Artichoke Hearts Sun Dried Tomatoes Buffalo Mozzarella & Basil Pasta

The Pasta....

1 can of quartered artichoke hearts, drained
2 tbs. chopped sun dried tomatoes or 1 large tomato diced
Buffalo Mozzarella drained and cut into 1 inch pieces 
1 clove of garlic sliced paper thin
1-2 tbs. olive oil
1 tbs. fresh basil chopped
1/2 tsp. red pepper flakes (optional) 
salt & pepper to taste



1 lb of spaghetti, fussilli, bow tie, linguine, fettucini, or any kind of pasta that you really like cooked al dente.

The Chicken... 

4 Boneless, Skinless Chicken Breasts
1 clove of garlic minced
1-2 tsp. olive oil
fresh basil & oregano chopped
1 tbs. balsamic vinegar
salt & pepper
red pepper flakes (optional)
salt & pepper

Combine all ingredients in a large zip lock bag or tupperware and allow to marinate for at least 5 minutes.  Spray a pan with some non stick spray and cook on each side (depending on thickness) for at least 5-7 minutes.  Set aside. 

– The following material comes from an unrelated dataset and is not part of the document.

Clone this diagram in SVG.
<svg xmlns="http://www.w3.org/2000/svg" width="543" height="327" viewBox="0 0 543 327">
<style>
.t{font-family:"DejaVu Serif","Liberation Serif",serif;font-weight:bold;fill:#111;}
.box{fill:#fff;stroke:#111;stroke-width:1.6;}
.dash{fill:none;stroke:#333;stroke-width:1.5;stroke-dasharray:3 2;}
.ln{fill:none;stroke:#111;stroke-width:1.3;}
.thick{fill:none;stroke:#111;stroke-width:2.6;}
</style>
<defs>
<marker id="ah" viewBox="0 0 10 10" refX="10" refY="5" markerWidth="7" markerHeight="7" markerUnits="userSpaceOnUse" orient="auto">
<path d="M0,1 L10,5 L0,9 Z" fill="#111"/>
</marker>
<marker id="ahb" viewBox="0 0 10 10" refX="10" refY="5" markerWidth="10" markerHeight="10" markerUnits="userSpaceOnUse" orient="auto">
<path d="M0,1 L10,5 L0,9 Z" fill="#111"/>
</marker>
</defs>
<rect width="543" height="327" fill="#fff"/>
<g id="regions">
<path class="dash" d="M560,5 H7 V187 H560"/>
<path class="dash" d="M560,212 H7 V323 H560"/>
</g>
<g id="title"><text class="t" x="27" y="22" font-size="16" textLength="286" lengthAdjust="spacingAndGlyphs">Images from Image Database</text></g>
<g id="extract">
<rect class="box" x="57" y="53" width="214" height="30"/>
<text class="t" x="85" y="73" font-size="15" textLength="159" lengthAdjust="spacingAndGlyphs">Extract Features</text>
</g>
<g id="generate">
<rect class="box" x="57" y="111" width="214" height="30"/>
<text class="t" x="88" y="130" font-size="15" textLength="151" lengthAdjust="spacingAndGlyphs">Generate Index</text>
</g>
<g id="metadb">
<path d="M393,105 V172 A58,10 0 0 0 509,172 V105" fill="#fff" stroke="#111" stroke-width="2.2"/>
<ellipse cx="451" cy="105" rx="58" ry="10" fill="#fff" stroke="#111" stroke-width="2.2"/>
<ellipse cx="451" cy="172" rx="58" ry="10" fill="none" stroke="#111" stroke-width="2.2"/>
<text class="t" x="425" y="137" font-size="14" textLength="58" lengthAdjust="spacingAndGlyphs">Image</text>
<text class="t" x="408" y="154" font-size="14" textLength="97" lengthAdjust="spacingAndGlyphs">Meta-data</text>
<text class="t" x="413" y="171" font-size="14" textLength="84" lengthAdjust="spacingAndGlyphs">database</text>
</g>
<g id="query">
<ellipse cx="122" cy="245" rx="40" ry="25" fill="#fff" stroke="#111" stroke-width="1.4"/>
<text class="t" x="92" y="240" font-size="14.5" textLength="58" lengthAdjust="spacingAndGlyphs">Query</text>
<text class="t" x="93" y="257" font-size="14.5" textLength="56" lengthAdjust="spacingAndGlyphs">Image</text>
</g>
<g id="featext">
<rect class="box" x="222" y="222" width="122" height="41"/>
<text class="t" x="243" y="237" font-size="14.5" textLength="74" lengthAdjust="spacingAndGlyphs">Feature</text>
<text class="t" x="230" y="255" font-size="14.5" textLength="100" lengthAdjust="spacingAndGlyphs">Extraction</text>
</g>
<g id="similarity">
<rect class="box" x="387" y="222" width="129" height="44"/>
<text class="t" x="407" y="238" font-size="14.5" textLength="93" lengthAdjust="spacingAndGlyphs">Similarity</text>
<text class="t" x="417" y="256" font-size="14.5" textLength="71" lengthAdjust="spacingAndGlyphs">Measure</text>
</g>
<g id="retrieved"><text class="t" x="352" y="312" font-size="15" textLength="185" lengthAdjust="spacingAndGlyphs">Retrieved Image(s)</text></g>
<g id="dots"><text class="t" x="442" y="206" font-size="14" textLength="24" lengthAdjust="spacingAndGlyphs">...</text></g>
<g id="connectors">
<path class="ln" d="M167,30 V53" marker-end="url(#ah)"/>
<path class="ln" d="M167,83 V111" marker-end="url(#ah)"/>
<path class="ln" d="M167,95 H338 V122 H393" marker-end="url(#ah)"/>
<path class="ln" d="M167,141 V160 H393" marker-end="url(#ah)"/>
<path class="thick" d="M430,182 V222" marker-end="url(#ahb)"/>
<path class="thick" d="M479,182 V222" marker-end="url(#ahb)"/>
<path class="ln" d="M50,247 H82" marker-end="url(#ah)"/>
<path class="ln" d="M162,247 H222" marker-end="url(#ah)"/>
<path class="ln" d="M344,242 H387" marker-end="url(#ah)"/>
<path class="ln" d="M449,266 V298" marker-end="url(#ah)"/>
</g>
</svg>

In a large saute pan add olive oil, artichoke hearts and garlic & saute for a few minutes.  Add tomatoes & garlic and cook for a few more minutes.  Add al dente pasta and all seasonings & herbs.  Give a through toss & then add the mozzarella.  

Slice chicken breast on a diagonal and place a top the pasta.... sprinkle a bit more of basil on top and drizzle with a bit more olive oil.